Through many conflicts of being at a new school, Kimberly maintains her integrity and continues. For the most part, Kimberly lacks a social life due to her commitment to work and school. However, nearing the end of the book, Kimberly does weed, has sex with Matt, and becomes pregnant. Her work in high school pays off when she receives her acceptance to Yale University, a vital step in her goal to bring her and Ma out of their impoverished life. On the other hand, everything quickly spirals when Kimberly discovers she is pregnant. Despite considerations of abortion, she rules against it and raises her son Jason with Ma’s help as she attends Yale. The book concludes with their family—Ma, Kimberly, and Jason—in their nice house in West Chester, as Kimberly reflects on the course of her life.


The book effectively wraps the reader through its continuously moving plot and valuable insight. As the reader, I found myself rooting for Kimberly in all her conflicts. By maintaining the first perspective, the book adapts a diary-like style where the reader experiences everything through the lens of Kimberly.

Kwok, an immigrant once in a similar spot, effectively reflects the untold stories of struggling immigrants as they adjust to the American culture. Her heavy past shines between the lines and puts the readers into the shoes of an American immigrant. Although the plot was slightly predictable, the pace and emotion within the novel engages the audience.

The book ended with a heavy conclusion. On page 240, Kimberly does weed at the only party she attends through her high school career.

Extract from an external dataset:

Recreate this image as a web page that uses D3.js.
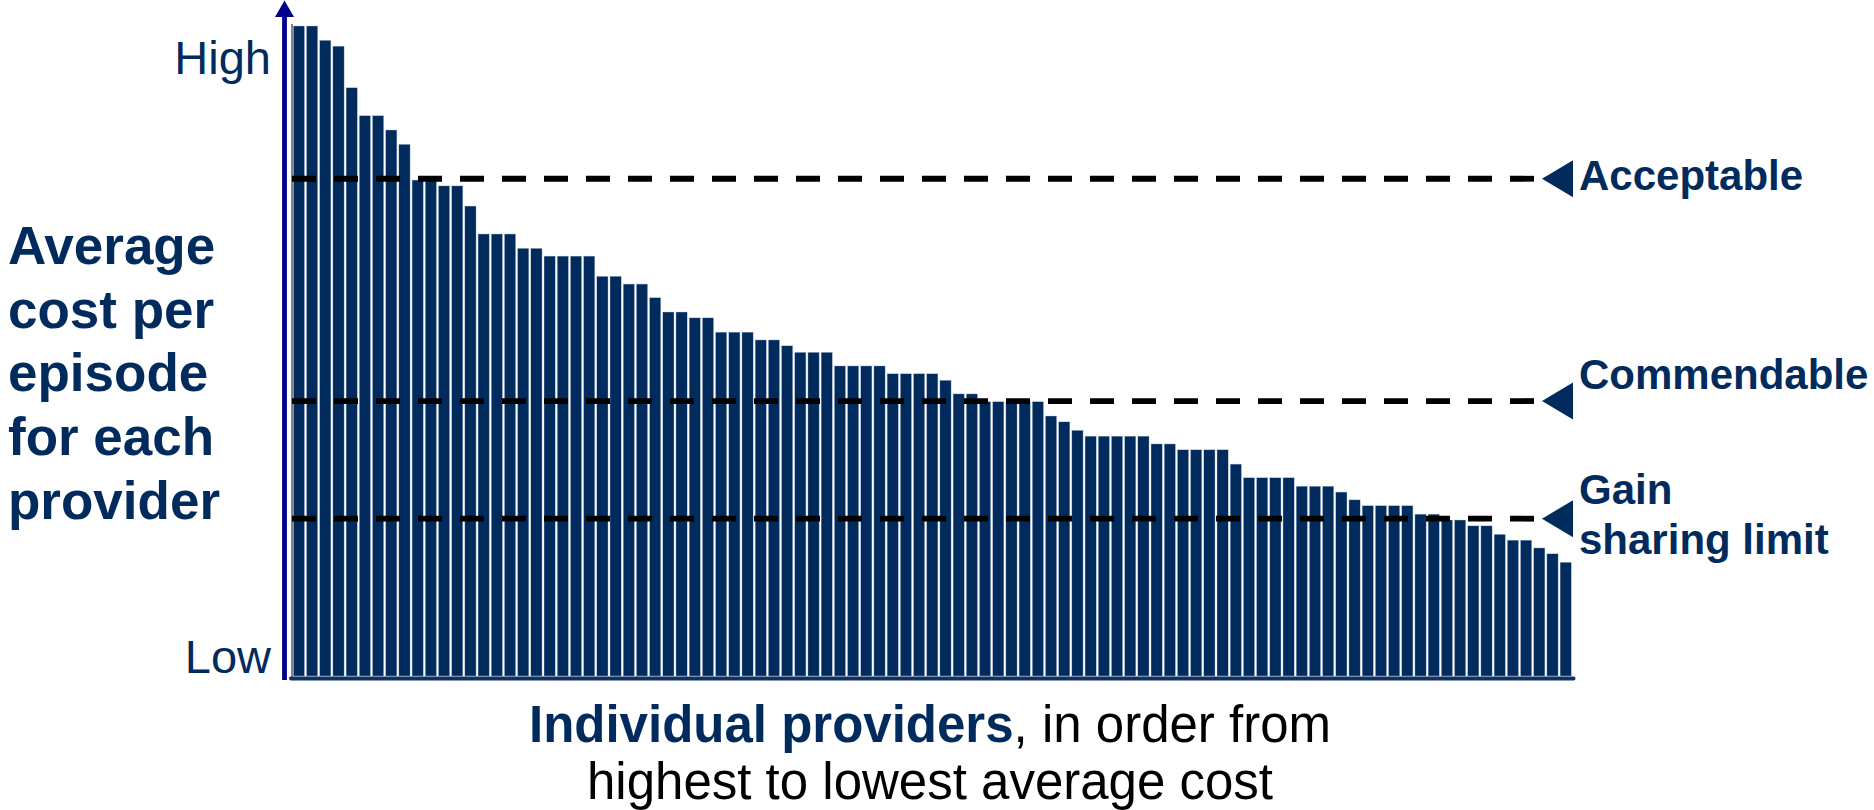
<!DOCTYPE html>
<html>
<head>
<meta charset="utf-8">
<script src="https://cdn.jsdelivr.net/npm/d3@7"></script>
<style>
  html, body { margin: 0; padding: 0; background: #ffffff; }
  svg { display: block; font-family: "Liberation Sans", Arial, sans-serif; }
</style>
</head>
<body>
<svg id="chart" width="1874" height="810"></svg>
<script>
// Average cost per episode index for each provider, sorted from highest to lowest
const costIndex = [
  100, 100, 97.8, 96.9, 90.5, 86.2, 86.2, 84.0, 81.8, 76.3,
  76.3, 75.4, 75.4, 72.3, 68.0, 68.0, 68.0, 65.8, 65.8, 64.6,
  64.6, 64.6, 64.6, 61.5, 61.5, 60.3, 60.3, 58.2, 56.0, 56.0,
  55.1, 55.1, 52.9, 52.9, 52.9, 51.7, 51.7, 50.8, 49.8, 49.8,
  49.8, 47.7, 47.7, 47.7, 47.7, 46.5, 46.5, 46.5, 46.5, 45.5,
  43.4, 43.4, 42.2, 42.2, 42.2, 42.2, 42.2, 40.0, 39.1, 37.8,
  36.9, 36.9, 36.9, 36.9, 36.9, 35.7, 35.7, 34.8, 34.8, 34.8,
  34.8, 32.6, 30.5, 30.5, 30.5, 30.5, 29.2, 29.2, 29.2, 28.3,
  27.1, 26.2, 26.2, 26.2, 26.2, 24.9, 24.9, 24.0, 24.0, 23.1,
  23.1, 21.8, 20.9, 20.9, 19.7, 18.8, 17.5
];
const providers = costIndex.map((_, i) => "P" + (i + 1));

// Performance thresholds
const thresholdNames = ["Acceptable", "Commendable", "Gain sharing limit"];
const thresholdValues = [76.5, 42.3, 24.2];
const thresholdLabelLines = [["Acceptable"], ["Commendable"], ["Gain", "sharing limit"]];

// Axis wording
const yEndLabels = ["High", "Low"];
const yTitleLines = ["Average", "cost per", "episode", "for each", "provider"];
const xTitleBold = "Individual providers";
const xTitleRest = ", in order from";
const xTitleLine2 = "highest to lowest average cost";

const NAVY = "#022b5d";
const AXIS_BLUE = "#00008c";

const svg = d3.select("#chart");

const x = d3.scaleBand()
  .domain(providers)
  .range([293.3, 1571.3])
  .paddingInner(0.15)
  .paddingOuter(0);

const y = d3.scaleLinear()
  .domain([0, 100])
  .range([676, 26]);

// Thin frame line on the left edge of the plot
svg.append("line")
  .attr("x1", 292).attr("x2", 292)
  .attr("y1", y(100) - 2).attr("y2", y(0) + 2)
  .attr("stroke", "#333333").attr("stroke-width", 1.2);

// Bars
svg.append("g")
  .selectAll("rect")
  .data(costIndex)
  .join("rect")
  .attr("x", (d, i) => x(providers[i]))
  .attr("y", d => y(d))
  .attr("width", x.bandwidth())
  .attr("height", d => y(0) - y(d))
  .attr("fill", NAVY)
  .attr("stroke", "#b9c6da")
  .attr("stroke-width", 0.4);

// Baseline
svg.append("line")
  .attr("x1", 291).attr("x2", 1573.5)
  .attr("y1", y(0) + 2.5).attr("y2", y(0) + 2.5)
  .attr("stroke", "#0d3168").attr("stroke-width", 4)
  .attr("stroke-linecap", "round");

// Y axis arrow
const axisX = 284.5;
svg.append("line")
  .attr("x1", axisX).attr("x2", axisX)
  .attr("y1", 680).attr("y2", 14)
  .attr("stroke", AXIS_BLUE).attr("stroke-width", 4.8);
svg.append("path")
  .attr("d", `M${axisX},0.5 L${axisX + 9.5},17 L${axisX - 9.5},17 Z`)
  .attr("fill", AXIS_BLUE);

// Threshold dashed lines, markers and labels
const thr = svg.append("g");
thresholdValues.forEach((v, i) => {
  const ty = y(v);
  thr.append("line")
    .attr("x1", 292).attr("x2", 1535)
    .attr("y1", ty).attr("y2", ty)
    .attr("stroke", "#000000").attr("stroke-width", 5.8)
    .attr("stroke-dasharray", "24,18");
  thr.append("path")
    .attr("d", `M1542,${ty} L1573,${ty - 18.5} L1573,${ty + 18.5} Z`)
    .attr("fill", NAVY);
});
thr.append("text")
  .attr("x", 1579).attr("y", y(thresholdValues[0]) + 11)
  .attr("font-size", 42).attr("font-weight", "bold").attr("fill", NAVY)
  .text(thresholdLabelLines[0][0]);
thr.append("text")
  .attr("x", 1579).attr("y", y(thresholdValues[1]) - 12)
  .attr("font-size", 42).attr("font-weight", "bold").attr("fill", NAVY)
  .text(thresholdLabelLines[1][0]);
thr.append("text")
  .attr("x", 1579).attr("y", y(thresholdValues[2]) - 15)
  .attr("font-size", 42).attr("font-weight", "bold").attr("fill", NAVY)
  .selectAll("tspan")
  .data(thresholdLabelLines[2])
  .join("tspan")
  .attr("x", 1579)
  .attr("dy", (d, i) => i === 0 ? 0 : 50)
  .text(d => d);

// High / Low end labels
svg.append("text")
  .attr("x", 271).attr("y", y(100) + 48)
  .attr("text-anchor", "end")
  .attr("font-size", 47).attr("fill", NAVY)
  .text(yEndLabels[0]);
svg.append("text")
  .attr("x", 271).attr("y", y(0) - 3)
  .attr("text-anchor", "end")
  .attr("font-size", 47).attr("fill", NAVY)
  .text(yEndLabels[1]);

// Y axis title
svg.append("text")
  .attr("x", 8).attr("y", 264)
  .attr("font-size", 53).attr("font-weight", "bold").attr("fill", NAVY)
  .selectAll("tspan")
  .data(yTitleLines)
  .join("tspan")
  .attr("x", 8)
  .attr("dy", (d, i) => i === 0 ? 0 : 63.7)
  .text(d => d);

// X axis title
const xt = svg.append("text")
  .attr("x", 930).attr("y", 742)
  .attr("text-anchor", "middle")
  .attr("font-size", 51);
xt.append("tspan").attr("font-weight", "bold").attr("fill", NAVY).text(xTitleBold);
xt.append("tspan").attr("fill", "#000000").text(xTitleRest);
svg.append("text")
  .attr("x", 930).attr("y", 799)
  .attr("text-anchor", "middle")
  .attr("font-size", 51).attr("fill", "#000000")
  .text(xTitleLine2);
</script>
</body>
</html>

On page 259, Kimberly has sex with Matt and starts a relationship with him. Soon after, Kimberly is accepted to attend Yale University. She debates the concept of an abortion but decides against it when she sees her baby in the ultrasound. However, she sacrifices her life with Matt to attend Yale, a heartbreaking decision for both her and the reader. She raises her child away from Matt and with Ma.

I found this end to be saddening and thought-provoking. As a contradiction to the relatively predictable plot previously carrying the book, the ending provided an unexpected, heavy component. In this way, I believe the book truly reflects life: maybe sometimes easy-going and entertaining, but quickly able to fall in ruins to be rebuilt. Kimberly represents resilience, adjusting to a new country, new schools, and an entire new lifestyle throughout.

Girl in Translation looks at a young girl who is thrown into American culture and has to make adjustments throughout the way. Reading this book made me far more aware of my own privileges and allowed me to truly appreciate the work immigrants like my father put in to make a life in America. For anyone looking for a compelling young adult novel, I highly recommend Girl in Translation by Jean Kwok.